The last topic we discuss with Colleary is financial crime. We touched on it briefly above when we discussed the challenges for real-time payments across national borders. When we talk about financial crime in this context, we are talking about organizations and money flows from and between “customers” who do things with the money that are not right. Or obtaining it in improper ways. In order to track down these kinds of money flows and organizations, financial institutions have to analyze enormous amounts of data.

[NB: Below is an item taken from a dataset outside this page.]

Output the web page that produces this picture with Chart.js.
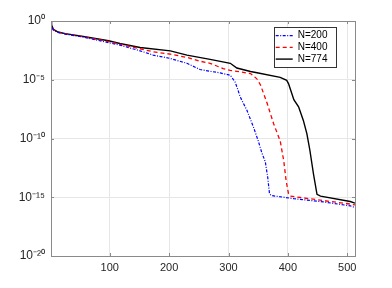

This is where this sector still has some catching up to do, we gather from Colleary’s words. “The biggest challenge is the number of false positives,” he states. This mainly has to do with the fact that the institutions operate mainly rule-based. A bit like how a traditional Endpoint Protection (EPP) package works with signatures. You get few useful insights with such a rule-based approach because it doesn’t work smart enough. “Better algorithms are needed,” according to him. This also means using AI/ML. Not that it will then all be solved immediately, by the way. The relationship between all the different components within complex transactions is still not easy to understand. That does not make it easy to do a flawless KYC study, for example.
On this point, too, Colleary sees that things are moving in the right direction. Most banks are already using these kinds of modern tools, he points out. It was all a lot of manual work before, now there is a lot more automation and the accuracy has gone up as well. Oracle itself has a very strong proposition in the area of countering financial crime, Colleary adds. This allows them to help financial institutions take the right steps toward the goal they have set in this area.
Ultimately, of course, there is still a responsibility for the end customers. They obviously just have to do their homework, or due diligence, as well. In fact, with the rapid globalization of organizations today, banks can still help. “A bank like ING can have a branch in the country where a new customer is located. That can then provide information about the potential customer,” Colleary gives as an example. At the end of the day, this is also interesting for banks, because this way they can add additional services to their offerings. That makes them even more relevant in the market.
Explosion of innovation continues
The above three themes indicate that there is plenty happening in the financial world in terms of innovation. The underlying systems and software being used obviously play an important role in this. Overall, Colleary sees very strong growth taking place within the financial sector. “That was not the case during the initial fintech explosion,” he states. Back then, they didn’t respond accurately enough. Meanwhile, banks are also working much better with each other, he points out. That’s also very important. We wonder if the same will happen soon around standardization for open banking initiatives.
Be that as it may, banks are a lot better at it now than they were about 5-10 years ago. That’s good to see. They have to eventually, of course. Banks are still of systemic importance to organizations. So they also more or less demand to keep up with the times. The financial crisis of 2008 meant that for a long time banks were mainly concerned with limiting risks. That seems to have paid off. That is, banks seem to be weathering the recent and current crises well, though of course they were of a different order than the one in 2008. Financial institutions will now have to focus fully on countering financial crime. Think about acting quickly and accurately against specific countries. So financial institutions will still have the innovation agenda well and truly full in the coming years.